=== DATASET EXTRACT ===

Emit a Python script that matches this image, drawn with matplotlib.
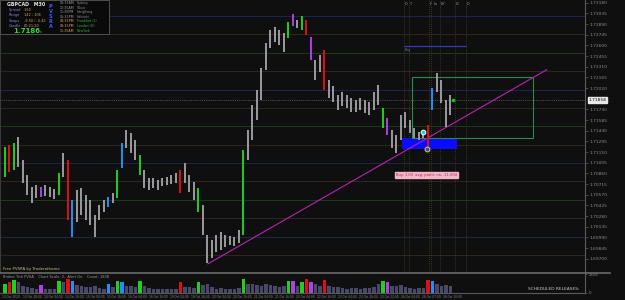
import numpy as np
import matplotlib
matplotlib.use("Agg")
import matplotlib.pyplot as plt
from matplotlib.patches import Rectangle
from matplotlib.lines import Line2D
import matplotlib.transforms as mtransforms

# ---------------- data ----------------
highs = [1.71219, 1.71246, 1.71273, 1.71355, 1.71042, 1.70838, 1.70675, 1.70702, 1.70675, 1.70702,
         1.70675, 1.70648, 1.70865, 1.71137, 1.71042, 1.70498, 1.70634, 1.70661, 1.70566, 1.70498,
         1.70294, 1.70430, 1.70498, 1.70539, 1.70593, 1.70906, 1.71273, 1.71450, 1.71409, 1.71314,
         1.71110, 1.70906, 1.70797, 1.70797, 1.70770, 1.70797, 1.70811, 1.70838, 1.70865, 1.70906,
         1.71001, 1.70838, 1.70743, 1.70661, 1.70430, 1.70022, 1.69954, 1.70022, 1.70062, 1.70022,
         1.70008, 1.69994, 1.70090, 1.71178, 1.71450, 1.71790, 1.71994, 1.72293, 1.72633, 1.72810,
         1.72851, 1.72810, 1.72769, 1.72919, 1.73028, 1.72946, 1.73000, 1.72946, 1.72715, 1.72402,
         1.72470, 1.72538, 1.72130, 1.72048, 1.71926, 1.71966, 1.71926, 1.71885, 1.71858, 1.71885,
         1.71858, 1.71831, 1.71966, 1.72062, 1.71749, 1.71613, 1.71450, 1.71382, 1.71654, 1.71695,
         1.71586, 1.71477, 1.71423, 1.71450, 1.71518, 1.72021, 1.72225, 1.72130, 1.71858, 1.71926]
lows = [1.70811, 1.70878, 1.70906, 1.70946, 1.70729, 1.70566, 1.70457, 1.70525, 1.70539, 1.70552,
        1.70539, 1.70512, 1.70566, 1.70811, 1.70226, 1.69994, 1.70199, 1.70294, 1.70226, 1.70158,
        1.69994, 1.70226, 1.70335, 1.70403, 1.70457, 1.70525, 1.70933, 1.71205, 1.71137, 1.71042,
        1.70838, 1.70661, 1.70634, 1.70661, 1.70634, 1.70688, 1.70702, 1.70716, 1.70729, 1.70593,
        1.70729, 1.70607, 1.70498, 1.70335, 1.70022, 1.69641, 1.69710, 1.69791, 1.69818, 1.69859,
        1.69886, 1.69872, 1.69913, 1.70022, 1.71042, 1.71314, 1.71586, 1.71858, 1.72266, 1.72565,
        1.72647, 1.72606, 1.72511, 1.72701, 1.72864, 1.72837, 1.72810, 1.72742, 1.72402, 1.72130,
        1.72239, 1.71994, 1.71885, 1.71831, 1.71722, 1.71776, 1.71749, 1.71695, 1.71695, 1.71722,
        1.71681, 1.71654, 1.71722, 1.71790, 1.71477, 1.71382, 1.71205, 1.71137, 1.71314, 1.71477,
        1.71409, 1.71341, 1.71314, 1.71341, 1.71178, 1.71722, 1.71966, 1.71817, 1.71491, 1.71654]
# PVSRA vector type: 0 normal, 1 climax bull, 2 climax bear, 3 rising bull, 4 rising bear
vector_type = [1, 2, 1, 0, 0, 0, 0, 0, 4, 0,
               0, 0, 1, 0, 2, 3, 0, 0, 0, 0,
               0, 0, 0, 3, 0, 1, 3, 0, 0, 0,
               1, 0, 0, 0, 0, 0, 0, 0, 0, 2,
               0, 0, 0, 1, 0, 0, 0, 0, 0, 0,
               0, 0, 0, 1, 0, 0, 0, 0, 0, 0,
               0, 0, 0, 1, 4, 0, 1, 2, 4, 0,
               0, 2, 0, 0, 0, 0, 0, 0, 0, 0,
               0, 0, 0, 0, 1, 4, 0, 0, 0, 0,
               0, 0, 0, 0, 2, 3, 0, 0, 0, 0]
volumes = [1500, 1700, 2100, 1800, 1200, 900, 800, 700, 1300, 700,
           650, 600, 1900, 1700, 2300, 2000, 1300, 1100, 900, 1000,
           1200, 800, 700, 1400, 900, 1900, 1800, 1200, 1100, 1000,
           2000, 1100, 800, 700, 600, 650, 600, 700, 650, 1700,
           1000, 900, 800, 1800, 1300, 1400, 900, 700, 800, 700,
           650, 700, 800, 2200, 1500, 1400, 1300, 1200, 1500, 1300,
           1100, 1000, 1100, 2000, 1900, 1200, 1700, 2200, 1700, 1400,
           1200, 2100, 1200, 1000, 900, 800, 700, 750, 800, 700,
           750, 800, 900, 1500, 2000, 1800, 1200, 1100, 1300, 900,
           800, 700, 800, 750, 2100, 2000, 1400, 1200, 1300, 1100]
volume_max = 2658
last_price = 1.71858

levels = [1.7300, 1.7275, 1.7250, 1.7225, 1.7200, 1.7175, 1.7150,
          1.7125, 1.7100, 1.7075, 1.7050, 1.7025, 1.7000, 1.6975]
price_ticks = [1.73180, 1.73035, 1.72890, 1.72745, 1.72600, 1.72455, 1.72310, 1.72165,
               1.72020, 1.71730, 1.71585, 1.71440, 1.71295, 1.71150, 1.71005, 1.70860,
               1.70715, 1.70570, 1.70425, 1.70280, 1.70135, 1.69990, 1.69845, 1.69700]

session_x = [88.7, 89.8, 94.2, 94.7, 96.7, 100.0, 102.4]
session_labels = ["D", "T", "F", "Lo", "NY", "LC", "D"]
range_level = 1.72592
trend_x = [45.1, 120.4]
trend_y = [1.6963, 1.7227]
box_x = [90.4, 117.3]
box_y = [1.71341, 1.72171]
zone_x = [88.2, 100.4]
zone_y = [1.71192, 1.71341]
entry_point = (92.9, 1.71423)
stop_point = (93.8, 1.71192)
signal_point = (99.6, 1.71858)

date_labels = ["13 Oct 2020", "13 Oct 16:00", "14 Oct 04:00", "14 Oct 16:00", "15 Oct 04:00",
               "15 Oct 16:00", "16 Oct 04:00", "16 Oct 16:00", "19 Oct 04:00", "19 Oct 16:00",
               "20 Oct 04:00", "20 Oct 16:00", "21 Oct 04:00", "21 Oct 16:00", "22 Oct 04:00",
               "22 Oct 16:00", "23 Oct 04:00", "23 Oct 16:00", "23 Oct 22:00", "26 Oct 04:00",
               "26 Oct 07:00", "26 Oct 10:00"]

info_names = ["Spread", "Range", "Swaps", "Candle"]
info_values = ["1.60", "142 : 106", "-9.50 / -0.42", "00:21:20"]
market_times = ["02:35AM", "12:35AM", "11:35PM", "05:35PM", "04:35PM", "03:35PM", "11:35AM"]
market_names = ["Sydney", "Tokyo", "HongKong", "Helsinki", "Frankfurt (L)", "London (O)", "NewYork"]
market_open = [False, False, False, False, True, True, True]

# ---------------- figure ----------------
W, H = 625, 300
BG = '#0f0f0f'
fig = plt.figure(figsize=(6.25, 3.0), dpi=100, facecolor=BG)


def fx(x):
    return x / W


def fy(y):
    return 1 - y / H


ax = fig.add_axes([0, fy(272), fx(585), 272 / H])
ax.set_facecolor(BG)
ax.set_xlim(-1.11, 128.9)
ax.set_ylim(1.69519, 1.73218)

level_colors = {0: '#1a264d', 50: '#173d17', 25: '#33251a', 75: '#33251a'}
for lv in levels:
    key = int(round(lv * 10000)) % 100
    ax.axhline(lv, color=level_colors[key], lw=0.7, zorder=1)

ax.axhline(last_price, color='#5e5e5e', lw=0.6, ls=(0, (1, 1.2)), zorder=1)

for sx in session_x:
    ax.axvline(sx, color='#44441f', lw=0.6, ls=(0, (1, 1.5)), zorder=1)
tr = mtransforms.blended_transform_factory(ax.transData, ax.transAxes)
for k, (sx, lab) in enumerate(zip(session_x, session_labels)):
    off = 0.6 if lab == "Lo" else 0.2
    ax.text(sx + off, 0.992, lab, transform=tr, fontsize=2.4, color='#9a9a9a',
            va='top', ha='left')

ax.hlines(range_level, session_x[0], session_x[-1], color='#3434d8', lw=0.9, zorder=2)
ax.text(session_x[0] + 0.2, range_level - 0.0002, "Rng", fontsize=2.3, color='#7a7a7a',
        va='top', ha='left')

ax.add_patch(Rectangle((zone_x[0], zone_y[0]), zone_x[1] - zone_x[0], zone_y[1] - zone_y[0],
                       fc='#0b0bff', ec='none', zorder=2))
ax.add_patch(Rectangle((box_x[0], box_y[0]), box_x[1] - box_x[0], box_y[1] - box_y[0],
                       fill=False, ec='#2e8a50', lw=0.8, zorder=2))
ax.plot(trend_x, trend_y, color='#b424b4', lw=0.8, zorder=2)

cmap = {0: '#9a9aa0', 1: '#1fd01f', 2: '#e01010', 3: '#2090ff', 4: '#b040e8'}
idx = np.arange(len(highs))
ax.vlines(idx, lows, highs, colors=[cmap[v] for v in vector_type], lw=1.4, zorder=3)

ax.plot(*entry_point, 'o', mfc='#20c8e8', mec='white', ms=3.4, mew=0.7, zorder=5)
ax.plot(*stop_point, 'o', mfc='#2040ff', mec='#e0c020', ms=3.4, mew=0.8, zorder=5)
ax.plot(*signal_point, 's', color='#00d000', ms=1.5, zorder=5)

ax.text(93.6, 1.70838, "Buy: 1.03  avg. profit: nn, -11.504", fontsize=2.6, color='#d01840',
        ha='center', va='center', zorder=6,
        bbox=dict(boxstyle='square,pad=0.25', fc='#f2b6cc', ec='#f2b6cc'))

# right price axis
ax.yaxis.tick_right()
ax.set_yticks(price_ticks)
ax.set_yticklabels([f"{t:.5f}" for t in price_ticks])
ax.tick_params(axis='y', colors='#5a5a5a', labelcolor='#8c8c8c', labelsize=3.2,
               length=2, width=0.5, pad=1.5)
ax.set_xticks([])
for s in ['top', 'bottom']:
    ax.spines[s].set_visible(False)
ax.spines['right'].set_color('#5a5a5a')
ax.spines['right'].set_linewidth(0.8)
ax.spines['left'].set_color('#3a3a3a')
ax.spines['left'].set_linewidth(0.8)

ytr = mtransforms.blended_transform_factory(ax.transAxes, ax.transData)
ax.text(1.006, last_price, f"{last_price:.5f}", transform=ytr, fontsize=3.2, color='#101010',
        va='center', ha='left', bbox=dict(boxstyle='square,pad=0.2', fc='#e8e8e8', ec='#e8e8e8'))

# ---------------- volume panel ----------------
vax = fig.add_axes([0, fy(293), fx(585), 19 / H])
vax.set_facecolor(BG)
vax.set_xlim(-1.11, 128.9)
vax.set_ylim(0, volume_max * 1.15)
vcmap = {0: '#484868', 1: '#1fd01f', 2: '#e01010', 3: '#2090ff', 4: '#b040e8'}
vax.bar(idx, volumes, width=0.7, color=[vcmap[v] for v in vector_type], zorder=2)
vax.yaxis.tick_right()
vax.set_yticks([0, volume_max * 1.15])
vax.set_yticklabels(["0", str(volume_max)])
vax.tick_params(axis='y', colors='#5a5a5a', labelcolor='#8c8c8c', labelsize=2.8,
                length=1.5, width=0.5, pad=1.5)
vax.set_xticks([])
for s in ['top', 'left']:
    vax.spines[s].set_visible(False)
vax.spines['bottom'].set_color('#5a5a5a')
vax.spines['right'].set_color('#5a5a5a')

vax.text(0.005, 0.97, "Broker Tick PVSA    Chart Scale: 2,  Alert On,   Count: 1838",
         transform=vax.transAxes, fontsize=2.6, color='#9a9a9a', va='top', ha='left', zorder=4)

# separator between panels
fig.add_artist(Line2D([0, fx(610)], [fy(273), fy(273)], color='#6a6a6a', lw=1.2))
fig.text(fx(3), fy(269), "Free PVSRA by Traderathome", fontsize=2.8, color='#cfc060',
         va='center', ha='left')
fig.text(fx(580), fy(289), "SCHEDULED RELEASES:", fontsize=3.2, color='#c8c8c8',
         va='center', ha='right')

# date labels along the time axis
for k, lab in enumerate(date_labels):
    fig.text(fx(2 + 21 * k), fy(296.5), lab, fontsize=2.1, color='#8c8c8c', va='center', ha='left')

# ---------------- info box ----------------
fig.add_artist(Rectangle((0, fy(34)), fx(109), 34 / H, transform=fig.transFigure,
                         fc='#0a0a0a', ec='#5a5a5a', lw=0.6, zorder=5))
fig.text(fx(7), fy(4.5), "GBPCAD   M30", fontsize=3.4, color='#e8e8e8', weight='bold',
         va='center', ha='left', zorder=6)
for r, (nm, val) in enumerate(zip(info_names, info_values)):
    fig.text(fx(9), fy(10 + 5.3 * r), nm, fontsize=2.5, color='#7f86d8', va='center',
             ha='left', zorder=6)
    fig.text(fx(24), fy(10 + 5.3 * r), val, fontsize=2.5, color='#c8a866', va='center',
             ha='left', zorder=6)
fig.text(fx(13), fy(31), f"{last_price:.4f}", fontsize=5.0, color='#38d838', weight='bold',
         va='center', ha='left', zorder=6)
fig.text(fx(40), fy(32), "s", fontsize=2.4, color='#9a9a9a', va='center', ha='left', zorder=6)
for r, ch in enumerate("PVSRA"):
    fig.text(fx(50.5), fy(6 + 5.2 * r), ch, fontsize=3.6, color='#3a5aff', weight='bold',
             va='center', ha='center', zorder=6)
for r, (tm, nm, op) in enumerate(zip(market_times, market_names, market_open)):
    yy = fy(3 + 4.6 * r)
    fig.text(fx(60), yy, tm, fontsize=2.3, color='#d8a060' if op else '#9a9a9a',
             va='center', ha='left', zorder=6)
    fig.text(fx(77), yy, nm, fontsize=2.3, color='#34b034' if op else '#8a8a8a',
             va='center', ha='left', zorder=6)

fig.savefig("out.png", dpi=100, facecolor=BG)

===

### THE PROBLEM
Skip every picture and return the lines above from the top through the one that contains "import matplotlib.transforms as mtransforms".

### WRITTEN ANSWER
Emit a Python script that matches this image, drawn with matplotlib.
import numpy as np
import matplotlib
matplotlib.use("Agg")
import matplotlib.pyplot as plt
from matplotlib.patches import Rectangle
from matplotlib.lines import Line2D
import matplotlib.transforms as mtransforms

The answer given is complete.